What goes around, comes around

12th September 2003 at 01:00
ome smart alec author once described nostalgia as "the vice of the aged".

But if twentysomethings can dress up in uniform for a school disco night or look upon the nineties as a golden age, I can confess to a recent bout of nostalgia for the 1970s without claiming my pension.

It began with news of the Scottish Executive's free fruit in schools scheme. No stick of rhubarb and poke of sugar here. There are to be choices in the pursuit of healthy eating habits. One day a banana. The next, slivers of mangos or lime and on the third morning a cocktail of tropical tastes and textures. Napkins will be provided and the daily event will begin with a mass hand-washing. Actually, no one in school ever washes their hands but that's another story.

The palaver of the fruit reminded me of the days of school milk which was drunk in a deep silence. It was downtime for the brain as 40 pairs of eyes glazed over after the efforts of wrestling with decimal long division. In the milk era, long before 5-14, much primary classwork was covered in topics. They were killed off by strands, attainment outcomes and so-called "guidelines". Real learning is messy and does not always fit precisely worded targets.

During the 1990s, topic work was airbrushed from history and not considered fit for polite conversation. Many of us were so embarrassed by our association with the discredited 1970s that any mention of integrated topics was accompanied by furtive glances over the shoulder. Not any longer, I think.

The tide is turning for topic teaching and the say so has come from none other than our friends at the Scottish Executive in circular 32001. The people who brought us 5-14 now tell us that it is not the only way to organise the curriculum. We are to be flexible in our organisation of learning so that we can accommodate individual needs and changing circumstances. Of course, we must justify any changes in terms of the 5-14 oracle.

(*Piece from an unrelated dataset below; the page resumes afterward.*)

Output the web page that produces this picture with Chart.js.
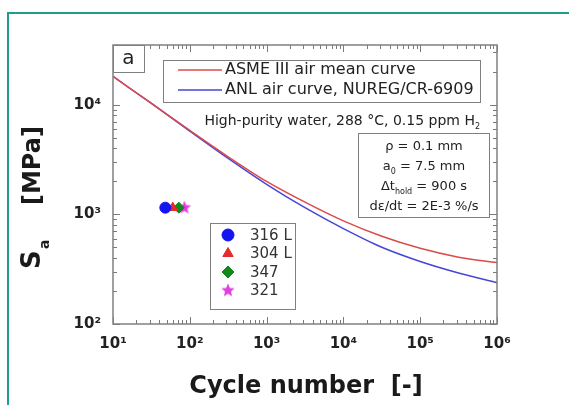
<!DOCTYPE html>
<html>
<head>
<meta charset="utf-8">
<script src="https://cdn.jsdelivr.net/npm/chart.js@4.4.1/dist/chart.umd.min.js"></script>
<style>
  html, body { margin: 0; padding: 0; background: #fff; }
  #wrap { position: relative; width: 569px; height: 405px; overflow: hidden; }
  #frame { position: absolute; left: 7px; top: 12px; width: 700px; height: 600px;
           border-top: 2px solid #1f9c8c; border-left: 2px solid #1f9c8c; }
  canvas { position: absolute; left: 0; top: 0; }
</style>
</head>
<body>
<div id="wrap">
  <div id="frame"></div>
  <canvas id="fatigueChart" width="569" height="405"></canvas>
</div>
<script>
// design curves, stress amplitude (MPa) vs. cycles
const cycles   = [10, 32, 100, 316, 1000, 3162, 1e4, 31623, 1e5, 316228, 1e6];
const asmeMean = [18100, 10200, 5820, 3350, 1995, 1290, 871, 631, 490, 407, 363];
const anlAir   = [18100, 10200, 5750, 3240, 1880, 1150, 741, 501, 372, 292, 238];

// test results per steel grade
const steels       = ["316 L", "304 L", "347", "321"];
const steelCycles  = [48, 60, 72, 85];
const steelSa      = [1150, 1150, 1150, 1150];
const steelColors  = ["#1414f0", "#e52a2a", "#12891a", "#e040e0"];

const xTicks = [10, 100, 1000, 1e4, 1e5, 1e6];
const yTicks = [100, 1000, 1e4];
const noteLines = ["High-purity water, 288 °C, 0.15 ppm H"];

const FONT = "'DejaVu Sans', 'Liberation Sans', Arial, sans-serif";
const SUP = "⁰¹²³⁴⁵⁶⁷⁸⁹";
const pow10 = v => "10" + SUP[Math.round(Math.log10(v))];

function starImage(color, r) {
  const c = document.createElement("canvas");
  c.width = c.height = r * 2 + 2;
  const g = c.getContext("2d");
  g.fillStyle = color;
  g.beginPath();
  for (let i = 0; i < 10; i++) {
    const rad = i % 2 ? r * 0.45 : r;
    const ang = -Math.PI / 2 + i * Math.PI / 5;
    g.lineTo(c.width / 2 + rad * Math.cos(ang), c.height / 2 + rad * Math.sin(ang));
  }
  g.closePath();
  g.fill();
  return c;
}
const steelMarkers = ["circle", "triangle", "rectRot", starImage(steelColors[3], 7)];

// draws text pieces in a row; sub pieces are smaller and lowered
function drawRich(ctx, parts, x, y, size, align) {
  const fontOf = p => (p.sub ? Math.round(size * 0.6) : size) + "px " + FONT;
  let w = 0;
  parts.forEach(p => { ctx.font = fontOf(p); w += ctx.measureText(p.t).width; });
  let cx = align === "center" ? x - w / 2 : align === "right" ? x - w : x;
  ctx.textAlign = "left";
  parts.forEach(p => {
    ctx.font = fontOf(p);
    ctx.fillText(p.t, cx, p.sub ? y + size * 0.3 : y);
    cx += ctx.measureText(p.t).width;
  });
}

const decorations = {
  id: "decorations",
  afterDraw(chart) {
    const { ctx, chartArea: a, scales: { x, y } } = chart;
    ctx.save();

    // inward ticks on all four sides
    ctx.strokeStyle = "#7a7a7a";
    ctx.lineWidth = 1;
    ctx.beginPath();
    for (let e = 1; e <= 6; e++) {
      for (let m = 1; m < 10; m++) {
        const v = m * Math.pow(10, e);
        if (v > 1e6) break;
        const px = Math.round(x.getPixelForValue(v)) + 0.5;
        const len = m === 1 ? 7 : 4;
        ctx.moveTo(px, a.bottom); ctx.lineTo(px, a.bottom - len);
        ctx.moveTo(px, a.top); ctx.lineTo(px, a.top + len);
      }
    }
    for (let e = 2; e <= 4; e++) {
      for (let m = 1; m < 10; m++) {
        const v = m * Math.pow(10, e);
        if (v > y.max) break;
        const py = Math.round(y.getPixelForValue(v)) + 0.5;
        const len = m === 1 ? 7 : 4;
        ctx.moveTo(a.left, py); ctx.lineTo(a.left + len, py);
        ctx.moveTo(a.right, py); ctx.lineTo(a.right - len, py);
      }
    }
    ctx.stroke();

    // plot frame
    ctx.strokeStyle = "#808080";
    ctx.lineWidth = 1.5;
    ctx.strokeRect(a.left, a.top, a.right - a.left, a.bottom - a.top);

    // panel letter
    ctx.lineWidth = 1;
    ctx.fillStyle = "#fff";
    ctx.fillRect(a.left, a.top, 31, 27);
    ctx.strokeRect(a.left + 0.5, a.top + 0.5, 31, 27);
    ctx.fillStyle = "#222";
    ctx.font = "20px " + FONT;
    ctx.textAlign = "center";
    ctx.textBaseline = "middle";
    ctx.fillText("a", a.left + 15.5, a.top + 14);

    // curve legend
    const curves = chart.data.datasets.slice(0, 2);
    ctx.fillStyle = "#fff";
    ctx.fillRect(163, 60, 317, 42);
    ctx.strokeStyle = "#808080";
    ctx.strokeRect(163.5, 60.5, 317, 42);
    ctx.font = "16px " + FONT;
    ctx.textAlign = "left";
    curves.forEach((d, i) => {
      const ly = 70 + i * 20;
      ctx.strokeStyle = d.borderColor;
      ctx.lineWidth = 1.5;
      ctx.beginPath(); ctx.moveTo(178, ly); ctx.lineTo(222, ly); ctx.stroke();
      ctx.fillStyle = "#222";
      ctx.fillText(d.label, 225, ly);
    });

    // test condition note
    ctx.fillStyle = "#222";
    ctx.textBaseline = "alphabetic";
    drawRich(ctx, [{ t: noteLines[0] }, { t: "2", sub: true }], 480, 125, 14, "right");

    // specimen parameters
    ctx.fillStyle = "#fff";
    ctx.fillRect(358, 133, 131, 84);
    ctx.strokeStyle = "#808080";
    ctx.lineWidth = 1;
    ctx.strokeRect(358.5, 133.5, 131, 84);
    ctx.fillStyle = "#222";
    const params = [
      [{ t: "ρ = 0.1 mm" }],
      [{ t: "a" }, { t: "0", sub: true }, { t: " = 7.5 mm" }],
      [{ t: "Δt" }, { t: "hold", sub: true }, { t: " = 900 s" }],
      [{ t: "dε/dt = 2E-3 %/s" }]
    ];
    params.forEach((p, i) => drawRich(ctx, p, 424, 150 + i * 20, 13, "center"));

    // steel grade legend
    ctx.fillStyle = "#fff";
    ctx.fillRect(210, 223, 85, 86);
    ctx.strokeStyle = "#808080";
    ctx.strokeRect(210.5, 223.5, 85, 86);
    ctx.font = "15px " + FONT;
    ctx.textBaseline = "middle";
    chart.data.datasets.slice(2).forEach((d, i) => {
      const ly = 235 + i * 18.5;
      ctx.fillStyle = d.backgroundColor;
      ctx.strokeStyle = d.borderColor;
      Chart.helpers.drawPoint(ctx, { pointStyle: d.pointStyle, radius: 6, borderWidth: 1, rotation: 0 }, 228, ly);
      ctx.fillStyle = "#333";
      ctx.textAlign = "left";
      ctx.fillText(d.label, 250, ly + 1);
    });

    // axis titles
    ctx.fillStyle = "#1a1a1a";
    ctx.textBaseline = "alphabetic";
    ctx.textAlign = "center";
    ctx.font = "bold 24px " + FONT;
    ctx.fillText("Cycle number  [-]", 306, 393);

    ctx.translate(40, 269);
    ctx.rotate(-Math.PI / 2);
    ctx.textAlign = "left";
    ctx.font = "bold 26px " + FONT;
    ctx.fillText("S", 0, 0);
    ctx.font = "bold 14px " + FONT;
    ctx.fillText("a", 20, 9);
    ctx.font = "bold 24px " + FONT;
    ctx.fillText("[MPa]", 64, 0);

    ctx.restore();
  }
};

const curveSets = [
  { label: "ASME III air mean curve", values: asmeMean, color: "#dc4a4a" },
  { label: "ANL air curve, NUREG/CR-6909", values: anlAir, color: "#4646d6" }
].map(c => ({
  label: c.label,
  data: cycles.map((n, i) => ({ x: n, y: c.values[i] })),
  borderColor: c.color,
  backgroundColor: c.color,
  borderWidth: 1.5,
  pointRadius: 0,
  cubicInterpolationMode: "monotone"
}));

const steelSets = steels.map((s, i) => ({
  label: s,
  data: [{ x: steelCycles[i], y: steelSa[i] }],
  showLine: false,
  pointStyle: steelMarkers[i],
  pointRadius: 5.5,
  borderWidth: 1,
  borderColor: steelColors[i],
  backgroundColor: steelColors[i]
}));

const tickFont = { family: FONT, size: 15, weight: "bold" };

new Chart(document.getElementById("fatigueChart"), {
  type: "line",
  data: { datasets: [...curveSets, ...steelSets] },
  plugins: [decorations],
  options: {
    responsive: false,
    animation: false,
    layout: { padding: { top: 45, right: 72, left: 0, bottom: 0 } },
    plugins: { legend: { display: false }, tooltip: { enabled: false } },
    scales: {
      x: {
        type: "logarithmic",
        min: 10,
        max: 1e6,
        afterBuildTicks: s => { s.ticks = xTicks.map(v => ({ value: v })); },
        afterFit: s => { s.height = 81; },
        grid: { display: false, drawTicks: false },
        border: { display: false },
        ticks: { callback: v => pow10(v), font: tickFont, color: "#222", padding: 11, maxRotation: 0, autoSkip: false }
      },
      y: {
        type: "logarithmic",
        min: 100,
        max: 35000,
        afterBuildTicks: s => { s.ticks = yTicks.map(v => ({ value: v })); },
        afterFit: s => { s.width = 113; },
        grid: { display: false, drawTicks: false },
        border: { display: false },
        ticks: { callback: v => pow10(v), font: tickFont, color: "#222", padding: 12, autoSkip: false }
      }
    }
  }
});
</script>
</body>
</html>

There are secondary schools - it's happening south of the border too - that are taking up this challenge at S1 and S2. For part of the year, subject boundaries are removed and replaced with multidisciplinary planning and learning. Their courses bear titles like energy, forests or making the news. One school explains: "As part of the energy project students designed and built windmills in design, with sail dimensions and shapes calculated in maths. In science, the windmills were used to drive a motor and the electrical charge produced measured."

If you are of a certain age, you will recognise all of this. Yes, step forward the Primary Memorandum, topic webs, the spiral curriculum and centres of interest. Rummage in your cupboards and you might find your notes for Vikings or transport or food. Best of all, do you still have the Craigie kits, The Sea and Underground, with their successful combination of English, science, technology, art, music and history? (Craig Brown was in the writing team before his career nosedived into football management.) Discovering my battered Puffin copy of The Day of the Pigeons by Roy Brown, circa 1974, reminded me of the range of activities a topic would contain.

My minuscule text notes show predictive reading, writing, art, maths and science and, to my astonishment, that we were tackling issues such as racism and disability. Thirty years ago most primary teachers taught like this. How ironic that secondary schools are now exploring the topic approach as a means of introducing flexibility.

Circular 32001 is addressed to primary schools too. Is it not time for the 1970s generation of primary teachers to turn our nostalgia from vice into virtue and use our experience of topic teaching to enhance the curriculum? Just leave the flares and moustaches behind.

Brian Toner is headteacher of St John's primary in Perth.